START

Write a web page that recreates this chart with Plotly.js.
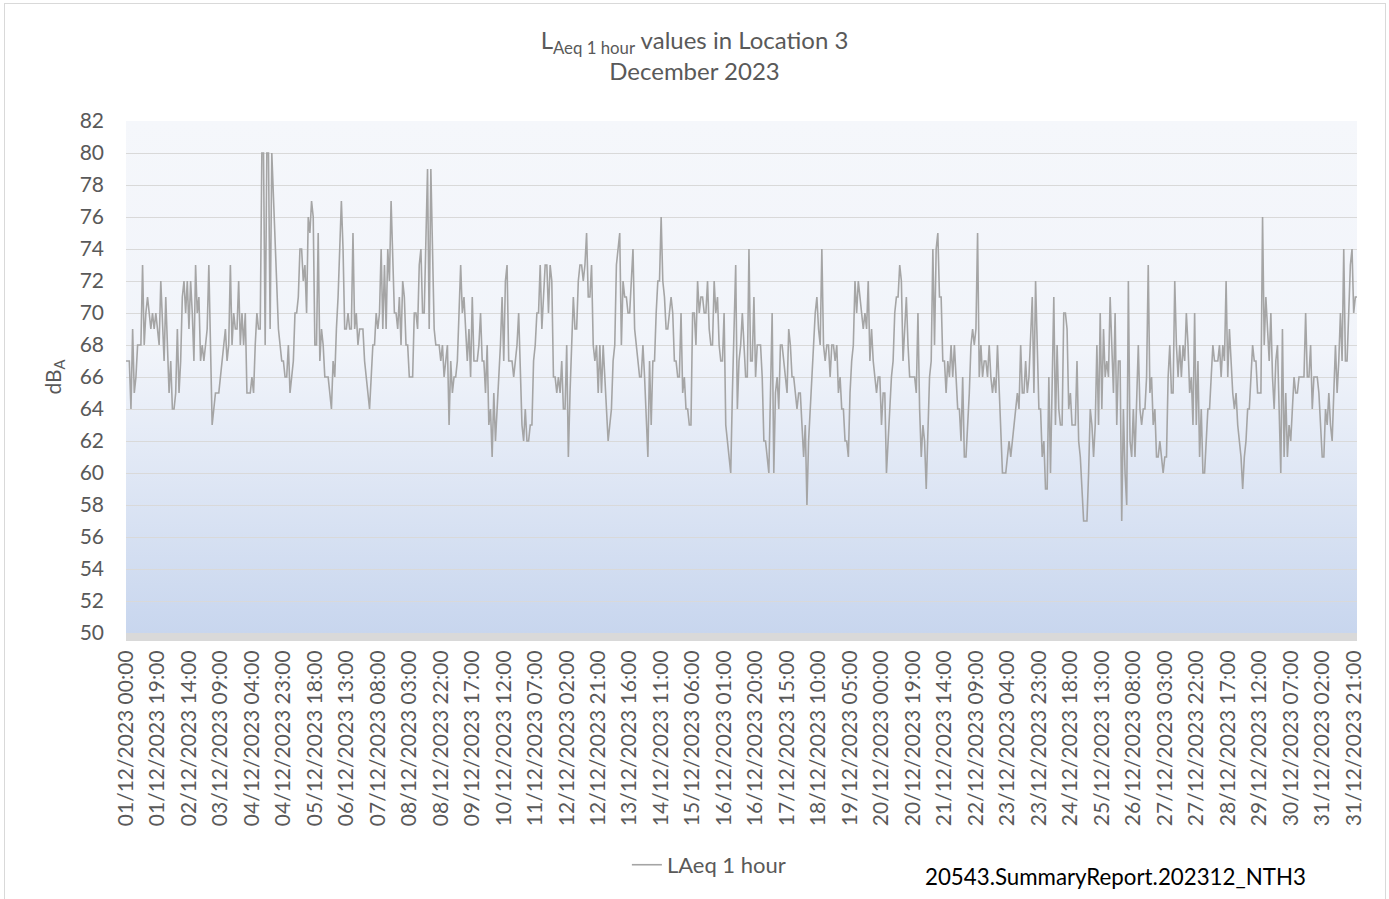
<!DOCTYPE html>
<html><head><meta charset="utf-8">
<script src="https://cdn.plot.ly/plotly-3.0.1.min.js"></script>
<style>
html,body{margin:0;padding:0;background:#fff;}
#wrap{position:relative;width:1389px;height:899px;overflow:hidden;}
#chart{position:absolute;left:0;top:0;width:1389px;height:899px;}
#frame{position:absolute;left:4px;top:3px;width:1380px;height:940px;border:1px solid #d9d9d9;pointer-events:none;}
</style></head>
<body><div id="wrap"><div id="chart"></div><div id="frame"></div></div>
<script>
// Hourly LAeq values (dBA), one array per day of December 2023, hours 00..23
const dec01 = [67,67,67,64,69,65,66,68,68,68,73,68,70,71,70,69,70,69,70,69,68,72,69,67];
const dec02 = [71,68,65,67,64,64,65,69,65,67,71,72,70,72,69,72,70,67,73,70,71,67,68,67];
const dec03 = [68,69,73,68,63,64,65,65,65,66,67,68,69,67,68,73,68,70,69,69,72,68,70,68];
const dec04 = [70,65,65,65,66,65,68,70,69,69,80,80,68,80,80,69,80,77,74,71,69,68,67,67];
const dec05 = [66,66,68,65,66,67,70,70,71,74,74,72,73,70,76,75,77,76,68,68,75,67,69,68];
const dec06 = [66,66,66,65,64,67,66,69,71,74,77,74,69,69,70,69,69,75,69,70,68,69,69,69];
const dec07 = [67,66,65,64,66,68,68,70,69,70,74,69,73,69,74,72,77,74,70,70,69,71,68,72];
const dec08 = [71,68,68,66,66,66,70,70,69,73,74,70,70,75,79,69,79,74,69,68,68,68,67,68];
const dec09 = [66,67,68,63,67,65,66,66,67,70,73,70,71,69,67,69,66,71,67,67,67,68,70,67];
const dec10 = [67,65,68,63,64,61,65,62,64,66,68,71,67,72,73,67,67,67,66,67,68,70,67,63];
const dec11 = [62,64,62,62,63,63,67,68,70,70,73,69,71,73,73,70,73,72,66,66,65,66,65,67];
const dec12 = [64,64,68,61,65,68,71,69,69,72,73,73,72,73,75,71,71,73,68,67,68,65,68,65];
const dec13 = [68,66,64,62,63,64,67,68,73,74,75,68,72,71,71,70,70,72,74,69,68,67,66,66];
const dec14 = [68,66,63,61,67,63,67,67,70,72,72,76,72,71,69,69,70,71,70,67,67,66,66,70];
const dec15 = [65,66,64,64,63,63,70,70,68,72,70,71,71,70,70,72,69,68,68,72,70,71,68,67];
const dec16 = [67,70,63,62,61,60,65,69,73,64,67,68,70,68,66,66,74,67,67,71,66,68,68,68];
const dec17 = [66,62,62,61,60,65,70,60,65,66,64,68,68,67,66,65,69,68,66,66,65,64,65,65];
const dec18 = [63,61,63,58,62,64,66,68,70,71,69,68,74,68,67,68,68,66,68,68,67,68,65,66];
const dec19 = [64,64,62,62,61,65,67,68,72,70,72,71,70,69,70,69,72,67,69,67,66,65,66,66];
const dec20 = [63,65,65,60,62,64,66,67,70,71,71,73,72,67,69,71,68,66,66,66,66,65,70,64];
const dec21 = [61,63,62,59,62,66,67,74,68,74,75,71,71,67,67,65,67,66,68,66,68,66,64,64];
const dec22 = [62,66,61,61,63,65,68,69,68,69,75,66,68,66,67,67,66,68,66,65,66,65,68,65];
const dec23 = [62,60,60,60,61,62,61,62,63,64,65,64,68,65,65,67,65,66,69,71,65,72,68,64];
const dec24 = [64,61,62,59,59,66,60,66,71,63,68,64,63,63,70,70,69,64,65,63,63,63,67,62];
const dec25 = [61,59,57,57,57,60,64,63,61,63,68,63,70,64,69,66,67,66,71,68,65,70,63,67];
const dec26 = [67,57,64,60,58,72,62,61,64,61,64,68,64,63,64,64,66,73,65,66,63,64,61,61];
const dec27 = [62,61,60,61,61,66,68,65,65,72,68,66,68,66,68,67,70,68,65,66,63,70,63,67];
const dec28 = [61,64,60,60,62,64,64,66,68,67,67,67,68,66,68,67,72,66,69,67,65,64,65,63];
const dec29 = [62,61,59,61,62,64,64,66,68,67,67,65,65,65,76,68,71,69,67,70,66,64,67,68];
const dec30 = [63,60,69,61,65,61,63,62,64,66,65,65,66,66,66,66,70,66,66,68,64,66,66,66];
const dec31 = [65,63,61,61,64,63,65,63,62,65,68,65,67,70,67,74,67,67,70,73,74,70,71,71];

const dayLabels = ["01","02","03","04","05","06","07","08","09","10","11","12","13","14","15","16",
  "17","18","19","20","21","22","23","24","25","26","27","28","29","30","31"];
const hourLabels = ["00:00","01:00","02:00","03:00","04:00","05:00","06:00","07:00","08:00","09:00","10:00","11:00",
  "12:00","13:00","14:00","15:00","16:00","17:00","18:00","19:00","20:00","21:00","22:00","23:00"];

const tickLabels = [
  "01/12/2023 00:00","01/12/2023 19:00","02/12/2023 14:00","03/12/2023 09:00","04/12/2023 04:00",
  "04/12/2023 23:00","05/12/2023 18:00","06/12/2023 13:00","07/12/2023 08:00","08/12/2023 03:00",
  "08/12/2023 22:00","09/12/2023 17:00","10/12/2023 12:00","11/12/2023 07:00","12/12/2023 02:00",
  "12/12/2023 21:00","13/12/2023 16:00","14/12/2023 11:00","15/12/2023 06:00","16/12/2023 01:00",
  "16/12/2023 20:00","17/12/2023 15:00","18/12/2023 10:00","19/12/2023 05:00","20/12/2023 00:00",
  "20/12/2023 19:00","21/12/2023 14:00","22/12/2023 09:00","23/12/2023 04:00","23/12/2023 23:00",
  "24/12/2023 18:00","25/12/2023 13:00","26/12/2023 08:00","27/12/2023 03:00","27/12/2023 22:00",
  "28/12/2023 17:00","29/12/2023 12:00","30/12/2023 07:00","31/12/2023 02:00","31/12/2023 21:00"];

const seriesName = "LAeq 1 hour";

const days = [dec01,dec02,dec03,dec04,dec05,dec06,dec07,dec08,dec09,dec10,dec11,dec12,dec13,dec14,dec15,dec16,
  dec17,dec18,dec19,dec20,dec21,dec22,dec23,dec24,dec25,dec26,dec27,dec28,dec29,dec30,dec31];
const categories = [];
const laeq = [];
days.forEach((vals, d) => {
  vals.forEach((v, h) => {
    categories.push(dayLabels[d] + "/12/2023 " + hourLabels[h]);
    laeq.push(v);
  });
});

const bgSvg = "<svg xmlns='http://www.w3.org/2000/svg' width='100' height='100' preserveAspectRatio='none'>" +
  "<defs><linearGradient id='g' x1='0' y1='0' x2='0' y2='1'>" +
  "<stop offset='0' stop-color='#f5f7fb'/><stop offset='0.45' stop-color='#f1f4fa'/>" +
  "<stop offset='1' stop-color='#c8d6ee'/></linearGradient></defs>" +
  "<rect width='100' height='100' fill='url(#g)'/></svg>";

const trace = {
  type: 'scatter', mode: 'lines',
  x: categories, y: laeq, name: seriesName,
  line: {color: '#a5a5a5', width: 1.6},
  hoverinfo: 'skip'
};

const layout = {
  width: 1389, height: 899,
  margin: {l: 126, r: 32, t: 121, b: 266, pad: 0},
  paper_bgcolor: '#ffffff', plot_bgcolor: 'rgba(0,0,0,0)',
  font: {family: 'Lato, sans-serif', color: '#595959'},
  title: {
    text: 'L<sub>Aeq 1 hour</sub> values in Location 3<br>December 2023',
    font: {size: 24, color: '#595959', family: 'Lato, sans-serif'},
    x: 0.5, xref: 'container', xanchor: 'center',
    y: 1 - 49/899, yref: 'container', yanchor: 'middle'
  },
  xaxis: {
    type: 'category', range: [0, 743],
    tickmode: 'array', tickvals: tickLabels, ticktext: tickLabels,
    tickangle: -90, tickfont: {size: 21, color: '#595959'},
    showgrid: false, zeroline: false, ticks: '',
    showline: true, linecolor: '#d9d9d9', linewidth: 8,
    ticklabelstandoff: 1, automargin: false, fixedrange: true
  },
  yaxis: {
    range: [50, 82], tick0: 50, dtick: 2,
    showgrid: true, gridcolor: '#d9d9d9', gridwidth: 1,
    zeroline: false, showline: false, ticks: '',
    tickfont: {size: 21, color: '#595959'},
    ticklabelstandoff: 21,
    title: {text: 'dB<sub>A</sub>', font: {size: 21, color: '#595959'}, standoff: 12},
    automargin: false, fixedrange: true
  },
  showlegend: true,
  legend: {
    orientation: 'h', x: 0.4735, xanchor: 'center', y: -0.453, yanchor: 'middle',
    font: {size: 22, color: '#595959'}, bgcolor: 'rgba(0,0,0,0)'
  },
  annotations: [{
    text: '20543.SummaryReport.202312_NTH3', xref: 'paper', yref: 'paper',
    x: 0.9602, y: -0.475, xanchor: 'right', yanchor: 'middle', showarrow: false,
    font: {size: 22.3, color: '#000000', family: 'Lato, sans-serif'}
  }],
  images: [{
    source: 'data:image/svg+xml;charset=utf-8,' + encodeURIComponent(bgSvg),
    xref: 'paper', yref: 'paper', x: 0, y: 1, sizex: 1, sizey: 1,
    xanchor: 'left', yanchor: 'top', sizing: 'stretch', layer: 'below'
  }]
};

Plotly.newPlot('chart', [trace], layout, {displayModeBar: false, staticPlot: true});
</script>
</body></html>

END

» **Exercise requirements**
Pull every line containing "chart" from the data.

» **Result of this exercise**
Write a web page that recreates this chart with Plotly.js.
#chart{position:absolute;left:0;top:0;width:1389px;height:899px;}
<body><div id="wrap"><div id="chart"></div><div id="frame"></div></div>
Plotly.newPlot('chart', [trace], layout, {displayModeBar: false, staticPlot: true});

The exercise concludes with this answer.